COMPARATIVE DISTINCTION BETWEEN VOID CONTRACT AND VOIDABLE CONTRACT
The distinction between void and voidable contracts may be clearly understood through the following comparative table:
| Basis of Distinction | Void Contract | Voidable Contract |
|---|---|---|
| Definition | A contract which is not enforceable by law or ceases to be enforceable | A contract enforceable at the option of one party |
| Relevant Provision | Section 2(j), Indian Contract Act, 1872 | Section 2(i), Indian Contract Act, 1872 |
| Legal Status | Invalid from the beginning or becomes invalid subsequently | Initially valid and binding |
| Consent | Absence of essential elements such as capacity or legality | Consent exists but is not free |
| Effect on Rights | Creates no legal rights or obligations | Creates rights and obligations until rescinded |
| Enforceability | Cannot be enforced by either party | Enforceable by the aggrieved party |
| Right of Rescission | No question of rescission arises | Aggrieved party may rescind the contract |
| Restoration of Benefits | Generally not applicable | Benefits must be restored upon rescission under Section 64 |
| Ratification | Not possible | Possible if the aggrieved party affirms the contract |
| Examples | Agreement with a minor; wagering agreement; agreement with unlawful object | Contract induced by coercion, fraud, misrepresentation, or undue influence |
| Leading Case | Mohori Bibee v.

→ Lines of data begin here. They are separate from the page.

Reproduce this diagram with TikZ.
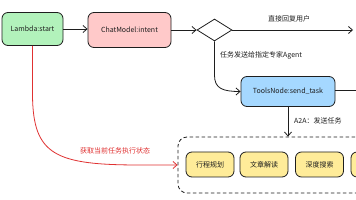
\documentclass[tikz,border=0pt]{standalone}
\usepackage{fontspec}
\setmainfont{Noto Sans CJK SC}
\usetikzlibrary{arrows.meta,shapes.geometric}
\definecolor{ink}{HTML}{1E1E1E}
\definecolor{gfill}{HTML}{B2F2BB}
\definecolor{pfill}{HTML}{FFC9C9}
\definecolor{bfill}{HTML}{A5D8FF}
\definecolor{yfill}{HTML}{FFEC99}
\definecolor{redline}{HTML}{E03131}
\begin{document}
\begin{tikzpicture}[x=1pt,y=-1pt,
  font=\fontsize{7}{8}\selectfont,
  box/.style={draw=ink, line width=0.8pt, rounded corners=6pt, inner sep=0pt, text=ink},
  conn/.style={draw=ink, line width=0.8pt, -{Straight Barb[length=4pt,width=7pt]}},
  redconn/.style={draw=redline, line width=0.8pt, -{Straight Barb[length=4pt,width=7pt]}},
  lbl/.style={text=ink, inner sep=0pt},
  rlbl/.style={text=redline, inner sep=0pt}]
\useasboundingbox (0,0) rectangle (356,200);
\clip (0,0) rectangle (356,200);
\fill[white] (0,0) rectangle (356,200);

\node[box, fill=gfill, minimum width=61pt, minimum height=33pt] (lam) at (32.5,29) {Lambda:start};
\node[box, fill=pfill, minimum width=83pt, minimum height=35pt] (chat) at (129.5,30) {ChatModel:intent};
\node[draw=ink, line width=0.8pt, diamond, minimum width=35pt, minimum height=22pt, inner sep=0pt] (dia) at (214.5,30) {};
\node[box, fill=bfill, minimum width=94pt, minimum height=30pt] (tools) at (288,91.5) {ToolsNode:send\_task};

\node[draw=ink, line width=0.8pt, dashed, dash pattern=on 3.5pt off 2.5pt, rounded corners=9pt, minimum width=252pt, minimum height=56pt, inner sep=0pt] (grp) at (304,165) {};
\node[box, fill=yfill, minimum width=48pt, minimum height=25pt] (b1) at (210,164.5) {行程规划};
\node[box, fill=yfill, minimum width=48pt, minimum height=25pt] (b2) at (264,164.5) {文章解读};
\node[box, fill=yfill, minimum width=48pt, minimum height=25pt] (b3) at (319.5,164.5) {深度搜索};
\node[box, fill=yfill, minimum width=48pt, minimum height=25pt] (b4) at (375,164.5) {};

\coordinate (out) at (353,30);
\coordinate (toolsout) at (370,90.5);
\coordinate (rbend) at (32.5,95);
\coordinate (rflat) at (140,165);

\draw[conn] (lam.east) -- (lam.east -| chat.west);
\draw[conn] (chat.east) -- (dia.west);
\draw[conn] (dia.east) -- (out);
\node[lbl] (l1) at (289,19) {直接回复用户};
\draw[conn] (dia.south) -- ++(0,34) .. controls +(0,13) and +(-18,0) .. (tools.west);
\node[lbl, anchor=west] (l2) at (220,55) {任务发送给指定专家Agent};
\draw[ink, line width=0.8pt] (tools.east |- toolsout) -- (toolsout);
\draw[conn] (tools.south) -- (tools.south |- grp.north);
\node[lbl, anchor=west] (l3) at (294,121) {A2A：发送任务};
\draw[redconn] (lam.south) -- (rbend) .. controls (33,155) and (55,165) .. (rflat) -- (grp.west);
\node[rlbl] (l4) at (115,151) {获取当前任务执行状态};
\end{tikzpicture}
\end{document}
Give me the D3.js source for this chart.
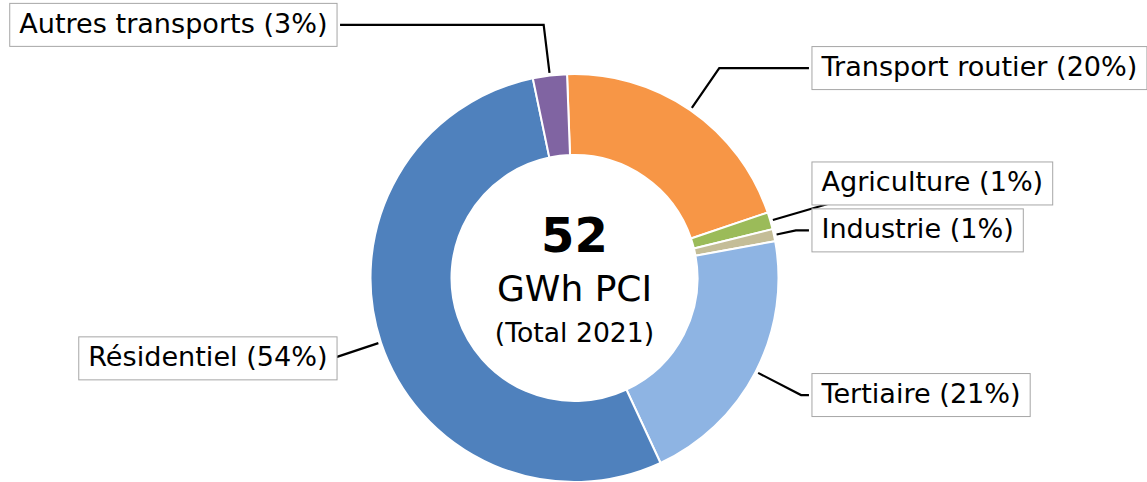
<!DOCTYPE html>
<html>
<head>
<meta charset="utf-8">
<script src="https://cdn.jsdelivr.net/npm/d3@7"></script>
<style>
  html, body { margin: 0; padding: 0; background: #ffffff; }
  svg { display: block; font-family: "DejaVu Sans", sans-serif; }
</style>
</head>
<body>
<svg id="chart" width="1147" height="482"></svg>
<script>
// ---- Data ----
const categories = ["Transport routier", "Agriculture", "Industrie", "Tertiaire", "Résidentiel", "Autres transports"];
const values = [10.6, 0.7, 0.5, 10.9, 27.9, 1.4];   // GWh PCI, 2021
const colors = ["#f79646", "#9bbb59", "#c4bd97", "#8eb4e3", "#4f81bd", "#8064a2"];
const centerUnit = "GWh PCI";
const centerSub = "(Total 2021)";

// ---- Layout ----
const W = 1147, H = 482;
const cx = 574.5, cy = 278, R = 204, r0 = 123;
const startDeg = -2.1;
const labelXFactor = 1.164;     // box inner edge distance (in radii)
const labelYFactor = 1.25;      // vertical spread of labels (in radii)
const labelShift = [0, -23, 6, 0, 0, 0]; // anti-overlap nudges (px)
const fontSize = 27.1;
const pad = 9.5;

const svg = d3.select("#chart");
const g = svg.append("g").attr("transform", `translate(${cx},${cy})`);

const total = d3.sum(values);
const pie = d3.pie().sort(null).value(d => d)
  .startAngle(startDeg * Math.PI / 180)
  .endAngle((startDeg + 360) * Math.PI / 180);
const arcs = pie(values);
const arc = d3.arc().innerRadius(r0).outerRadius(R);

const lines = g.append("g");
const slices = g.append("g");
slices.selectAll("path").data(arcs).enter().append("path")
  .attr("d", arc)
  .attr("fill", (d, i) => colors[i])
  .attr("stroke", "#ffffff")
  .attr("stroke-width", 2)
  .attr("stroke-linejoin", "round");

const labelsG = g.append("g");

arcs.forEach((d, i) => {
  const a = (d.startAngle + d.endAngle) / 2;
  const ux = Math.sin(a), uy = -Math.cos(a);
  const side = ux >= 0 ? 1 : -1;
  const px = ux * R, py = uy * R;
  const ty = uy * R * labelYFactor + labelShift[i];
  const edgeX = side * R * labelXFactor;
  const kx = px + (ty - py) * (ux / uy);
  const sx = px + ux * 2.7, sy = py + uy * 2.7;
  let pts;
  if (side * (kx - edgeX) > -3) {
    pts = [[sx, sy], [kx, ty]];
  } else {
    pts = [[sx, sy], [kx, ty], [edgeX - side * 3, ty]];
  }
  lines.append("path")
    .attr("d", d3.line()(pts))
    .attr("fill", "none")
    .attr("stroke", "#000")
    .attr("stroke-width", 2.2);

  const pct = Math.round(values[i] / total * 100);
  const label = `${categories[i]} (${pct}%)`;
  const lg = labelsG.append("g");
  const rect = lg.append("rect");
  const txt = lg.append("text")
    .attr("font-size", fontSize)
    .attr("fill", "#000")
    .text(label);
  const tw = txt.node().getComputedTextLength();
  const bw = tw + 2 * pad, bh = 43;
  const bx = side > 0 ? edgeX : edgeX - bw;
  rect.attr("x", bx).attr("y", ty - 21.5).attr("width", bw).attr("height", bh)
    .attr("fill", "#fff").attr("stroke", "#a6a6a6").attr("stroke-width", 1);
  txt.attr("x", bx + pad).attr("y", ty + 7.8);
});

// centre text
const ct = g.append("g").attr("text-anchor", "middle");
ct.append("text").attr("y", 252 - cy).attr("font-size", 48).attr("font-weight", "bold")
  .text(d3.format("d")(Math.round(total)));
ct.append("text").attr("y", 301 - cy).attr("font-size", 36).text(centerUnit);
ct.append("text").attr("y", 342 - cy).attr("font-size", 26.67).text(centerSub);
</script>
</body>
</html>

Dharmodas Ghose (minor’s agreement void) | Ranganayakamma v. Alwar Setti (coercion renders contract voidable) |
CONCLUSION
The distinction between void and voidable contracts reflects the balance struck by the Indian Contract Act, 1872 between legal certainty and equitable relief. Void contracts protect public interest and statutory mandates by denying legal recognition to inherently defective agreements. Voidable contracts, on the other hand, safeguard individual autonomy by allowing the aggrieved party to either affirm or rescind a contract tainted by lack of free consent. A clear conceptual understanding of this distinction is indispensable for the proper application of contract law in both academic and practical contexts.